What to produce: Find each line containing the string "produces". Copy it.

Material shown:
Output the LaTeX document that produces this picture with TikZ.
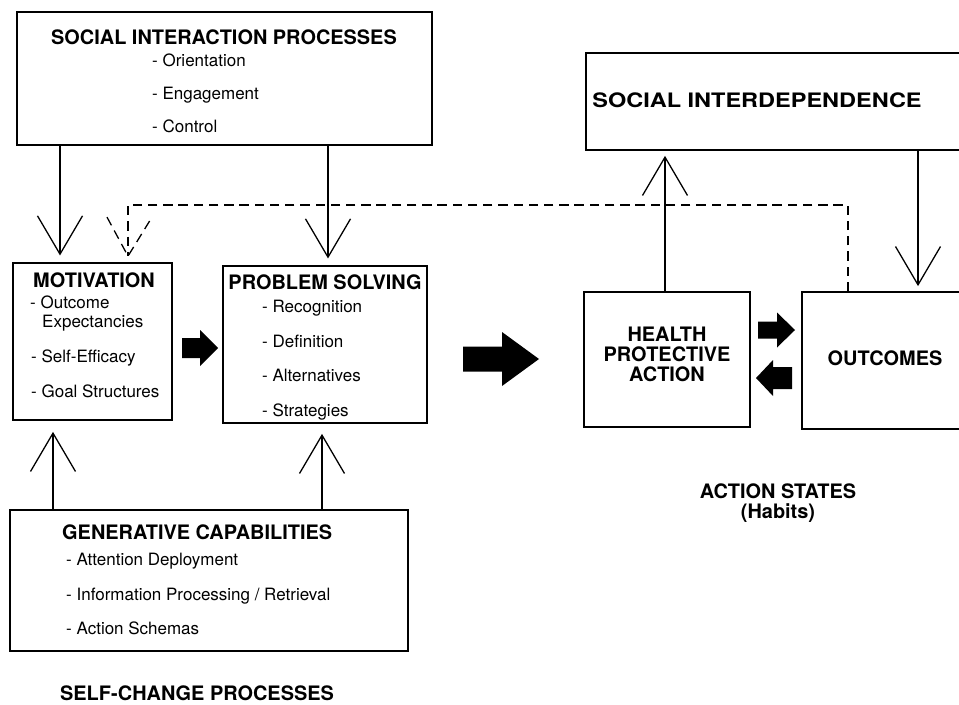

---

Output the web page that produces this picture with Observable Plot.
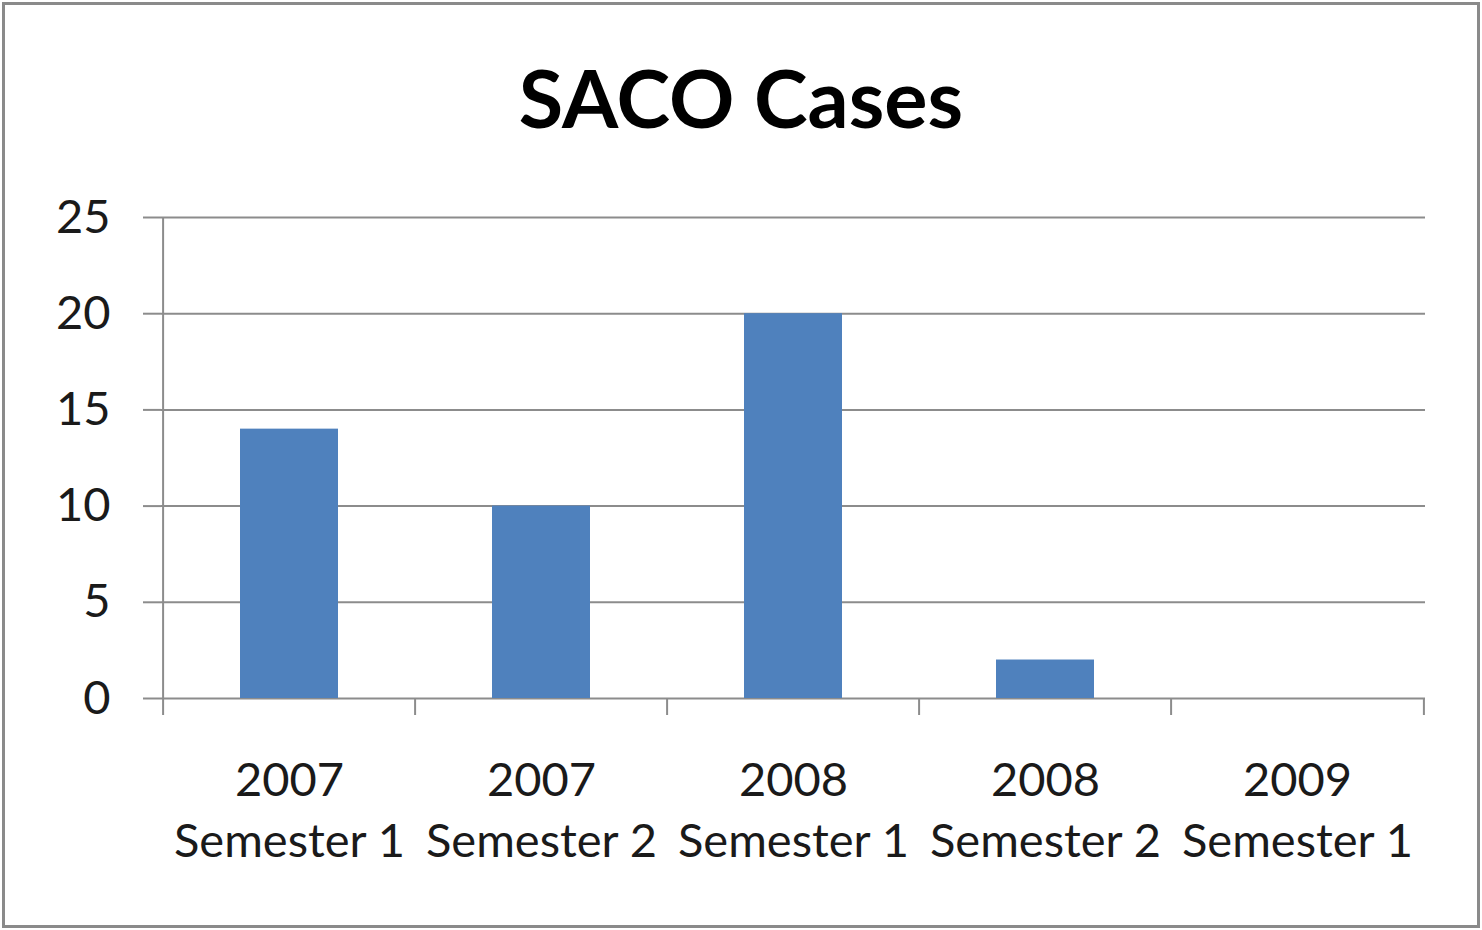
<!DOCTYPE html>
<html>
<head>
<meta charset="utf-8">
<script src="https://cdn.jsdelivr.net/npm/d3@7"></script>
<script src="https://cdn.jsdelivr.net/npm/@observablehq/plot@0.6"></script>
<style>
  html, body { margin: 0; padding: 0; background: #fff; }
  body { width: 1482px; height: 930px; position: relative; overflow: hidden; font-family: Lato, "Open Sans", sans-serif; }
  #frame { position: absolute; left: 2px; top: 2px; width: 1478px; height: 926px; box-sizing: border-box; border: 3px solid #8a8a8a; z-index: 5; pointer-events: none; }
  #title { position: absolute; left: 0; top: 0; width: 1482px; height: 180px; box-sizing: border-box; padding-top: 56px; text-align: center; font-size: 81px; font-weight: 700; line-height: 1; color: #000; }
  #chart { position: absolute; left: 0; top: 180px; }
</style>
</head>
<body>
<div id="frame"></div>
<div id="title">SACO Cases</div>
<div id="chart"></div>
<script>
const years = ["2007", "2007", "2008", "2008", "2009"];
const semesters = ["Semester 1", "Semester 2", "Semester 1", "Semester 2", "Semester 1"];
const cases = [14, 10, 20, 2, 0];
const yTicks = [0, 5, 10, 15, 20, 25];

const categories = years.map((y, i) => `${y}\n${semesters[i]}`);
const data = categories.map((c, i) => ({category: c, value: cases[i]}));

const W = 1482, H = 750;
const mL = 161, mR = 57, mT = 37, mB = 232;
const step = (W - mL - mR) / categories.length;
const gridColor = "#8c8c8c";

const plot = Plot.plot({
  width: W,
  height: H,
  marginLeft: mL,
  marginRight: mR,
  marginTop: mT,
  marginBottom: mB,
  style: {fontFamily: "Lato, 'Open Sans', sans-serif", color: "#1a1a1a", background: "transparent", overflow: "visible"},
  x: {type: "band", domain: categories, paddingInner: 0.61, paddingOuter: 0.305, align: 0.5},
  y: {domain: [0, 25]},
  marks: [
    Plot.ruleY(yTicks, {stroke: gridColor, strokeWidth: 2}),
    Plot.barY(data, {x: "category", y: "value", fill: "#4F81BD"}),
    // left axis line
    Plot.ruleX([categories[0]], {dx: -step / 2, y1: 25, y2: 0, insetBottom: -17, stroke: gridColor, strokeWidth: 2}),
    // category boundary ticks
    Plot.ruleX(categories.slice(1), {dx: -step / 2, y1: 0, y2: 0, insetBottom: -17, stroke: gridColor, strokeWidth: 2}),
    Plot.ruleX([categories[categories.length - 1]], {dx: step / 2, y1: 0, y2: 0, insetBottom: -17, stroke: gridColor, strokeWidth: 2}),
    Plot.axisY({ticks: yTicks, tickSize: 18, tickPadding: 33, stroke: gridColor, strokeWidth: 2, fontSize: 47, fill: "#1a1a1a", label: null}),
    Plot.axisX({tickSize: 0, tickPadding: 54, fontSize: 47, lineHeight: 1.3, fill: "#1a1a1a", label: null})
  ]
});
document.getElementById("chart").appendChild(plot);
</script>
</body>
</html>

Response below:
Output the LaTeX document that produces this picture with TikZ.
Output the web page that produces this picture with Observable Plot.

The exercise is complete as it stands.